According to Labour Party sources quoted in The Telegraph, of particular concern was a Weetabix ad, which – sit yourself down, this is a shocker – showed young girls playing with dolls and boys playing at being superheroes.

These issues are important and I know he was talking to an audience of the great and good of the fairer sex in marketing and communications but did he and his advisers really want his first address on marketing to be so, I would call it damning but it was so anaemic in its criticism (he admitted there was little Government could do but the ad industry had a responsibility to address the issue) that it would be stretching it to define it as such.

Politically speaking his comments were a bit, meh, and behind the curve. David Cameron took ownership of this issue soon after taking office, decrying “irresponsible” marketing and backing several recommendations in a report into the sexualisation of children by Mother’s Union boss Reg Bailey he commissioned that led to the ad industry making several changes.

But most importantly this is a wasted opportunity.

There are plenty of other things occupying Miliband’s mind, granted. Redefining himself and his party as trust-worthy guardians of the economy by coming up with policies not just objections is no small task.
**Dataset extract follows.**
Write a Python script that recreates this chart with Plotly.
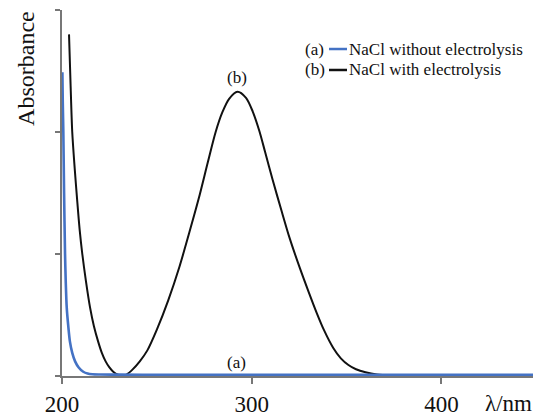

Part of that process of becoming a credible party of commerce, however, is engaging with an industry that fuels the economy.

Miliband needs to be out front acting as supporter and defender of an industry that contributes billions to the economy. The industry needs to know how he will further fuel that contribution. What he and his party stand on the big issues, protecting brands from the impact of data protection regulation, for example.

The Labour Party in opposition, usually via shadow public health minister Dianne Abbott, has so far done little else than take pot shots over how advertisers are contributing to the ill-health of the nation.

It is right to question, challenge and oppose but at some point, Miliband and his party need to lead.